Formar universitarios en España es llorar

Roberto Blanco Valdés
Roberto L. Blanco Valdés EL OJO PÚBLICO

OPINIÓN

19 jun 2013 . Actualizado a las 07:00 h.

Como ya el avisado lector habrá captado, el título de esta columna parafrasea la célebre reflexión de Ramón y Cajal, uno de los científicos más eminentes de toda nuestra historia, quien proclamó un día lo que en su época resultaba una evidencia apabullante: que «investigar en España es llorar».

Por fortuna hoy las cosas han cambiado de forma radical y aunque no somos Estados Unidos o Alemania -probablemente no lo seremos nunca en ese ámbito, pues, si nosotros avanzamos, también, con más razón, lo hacen los que nos llevan tanta delantera-, lo cierto es que investigar es algo que hoy puede hacerse en España con dignidad profesional y medios materiales, pese a que estos últimos, como lo demás, se hayan visto golpeados por la devastadora crisis que sufrimos.

En las universidades españolas se investiga -no solo en ellas, pero en ellas de manera especial- y, además, se forman titulados en las más diversas especialidades, con un nivel de calidad que en muchos casos es equiparable -cuando no incluso superior- al que caracteriza a otros países desarrollados del planeta.

Sin embargo, la mejora impresionante que hemos conseguido en la formación de nuestros universitarios -paralela a la de los titulados en formación profesional- no está hoy beneficiando en el grado en que sería posible y deseable a la sociedad española, que ha invertido en esa formación ingentes cantidades de dinero público y privado. Muy lejos de ello, la creciente sangría migratoria, forzada por unos niveles indecentes de desempleo entre los jóvenes, se está traduciendo en que esas inversiones beneficien a los diferentes países a los que esos jóvenes se marchan para poder hacer algo tan elemental como trabajar.

En todo caso, no es solo el desastre económico que supone dilapidar recursos que el Estado y las familias han debido dedicar a formar a nuestros universitarios lo que es motivo sobrado de congoja. Es que, con ellos, se va de España una buena parte de la gente que, por razones obvias, debería ayudar a resolver el gravísimo problema demográfico -que también es económico- que constituye hoy una de las losas de piedra que aplasta nuestras posibilidades de futuro.

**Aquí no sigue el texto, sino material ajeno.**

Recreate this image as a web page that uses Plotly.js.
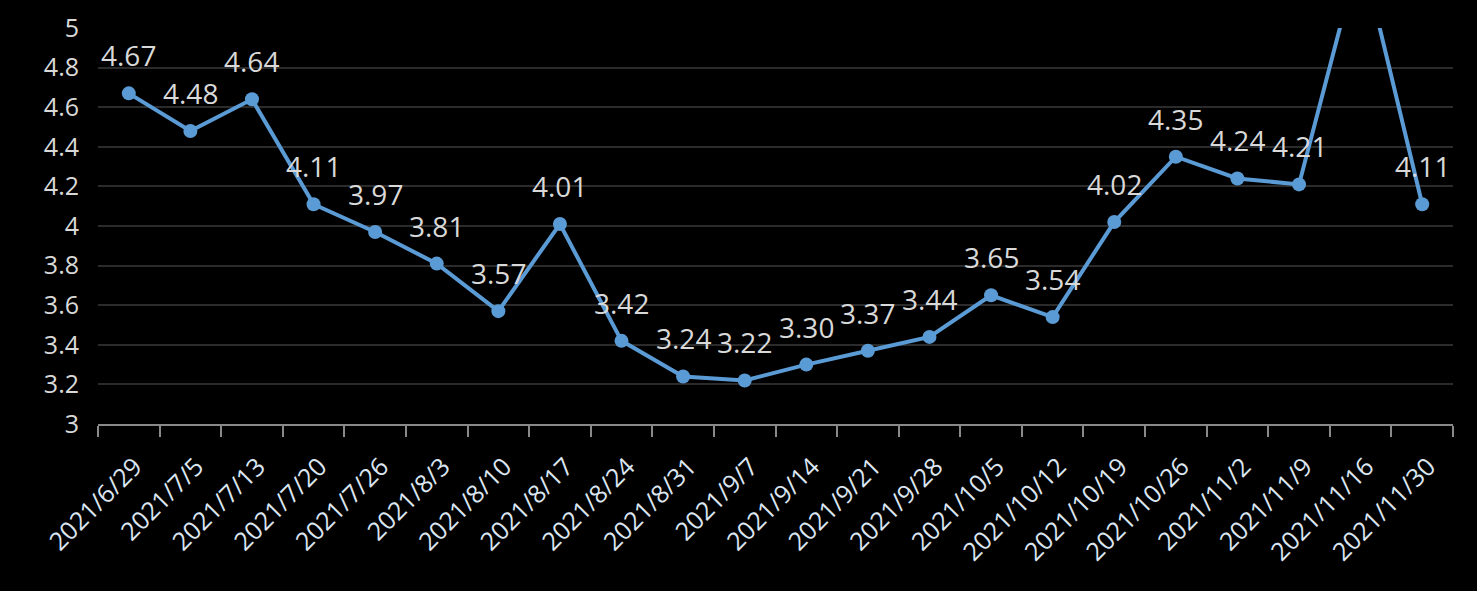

La emigración por motivos económicos es siempre -lo ha sido a lo largo de la historia y lo sigue siendo hoy- un tremendo fracaso colectivo, además de una injusticia, pues obliga a las personas a hacer por la fuerza lo que no harían por las buenas. Pero cuando los que se van son, en gran parte, los mejor preparados y los que, por ello, deberían contribuir en mayor medida a elevar la economía y mejorar la sociedad, la emigración constituye, por añadidura, una catástrofe: una llaga profunda metida, desde tiempo inmemorial en el costado de un país que revive ahora, con dolor, una de sus más trágicas y lacerantes pesadillas.